The LZR Pro and LZR Elite lines were launched on 13 February 2008. It was Speedo's campaign focus for the 2008 Summer Olympics, spearheaded by Michael Phelps of the United States. They created a holographic (visually generated) video of Phelps wearing the suit which was displayed in London, Sydney, New York, and Tokyo on the day of the suit's release.

Within a week of the LZR Racer's release, multiple world records were set by swimmers wearing the suit.

The LZR Racer's impact extended to the Beijing Olympics, where 94% of all swimming races were won in the suit. 98% of all swimming medals won and 23 of the 25 world records broken at the Beijing Olympics were won by swimmers wearing the suit. As of 24 August 2009, 93 world records had been broken by swimmers wearing a LZR Racer, and 33 of the first 36 Olympic medals have been won wearing it.

A problem arose for the Japanese Olympic swimmers, who had exclusive contracts with swimsuit makers Mizuno, Asics, and Descente, preventing them from wearing the Speedo brand suits in the Olympics. The Japanese Swimming Federation subsequently decided to allow its athletes to choose their own suits freely.

==FINA rule changes==

Following the December 2008 European Short Course Championships in Croatia, where 17 world records were broken, it was felt there was a need to modify the rules surrounding swimsuits. The combined effects of the LZR both compressing the body and trapping air for buoyancy led to many competitors who used the LZR wearing two or more suits for an increased effect. This led to some claiming that the LZR was in effect "technological doping".

At its meeting in Dubai in March 2009, FINA stipulated that swimsuits should not cover the neck, must not extend past the shoulders and ankles, and also limit the suits' thickness and buoyancy. In a statement, FINA stated that by avoiding all questions of fabrics, impermeability, and buoyancy, FINA chose to deal with this situation by simply ruling on the lengths of swimsuits.

FINA wishes to recall the main and core principle that swimming is a sport essentially based on the physical performance of the athlete.

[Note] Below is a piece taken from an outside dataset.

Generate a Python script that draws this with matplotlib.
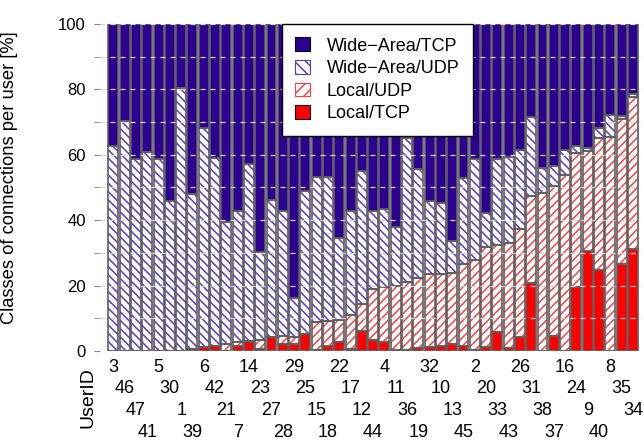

In an abrupt reversal of opinion, the FINA Congress, which was held in Rome on 24 July 2009, during the 2009 World Aquatics Championships, voted almost unanimously to revert its previous policy and ban all body-length swimsuits. Men's swimsuits may maximally cover the area from the waist to the knee, and women's counterparts from the shoulder to the knee. They also ruled that the fabric used must be a "textile", that is, consisting natural or synthetic yarns woven together. With the exception of drawstrings on male jammers, suits must not have any fastening devices such as a zipper. The new regulations took effect on 1 January 2010.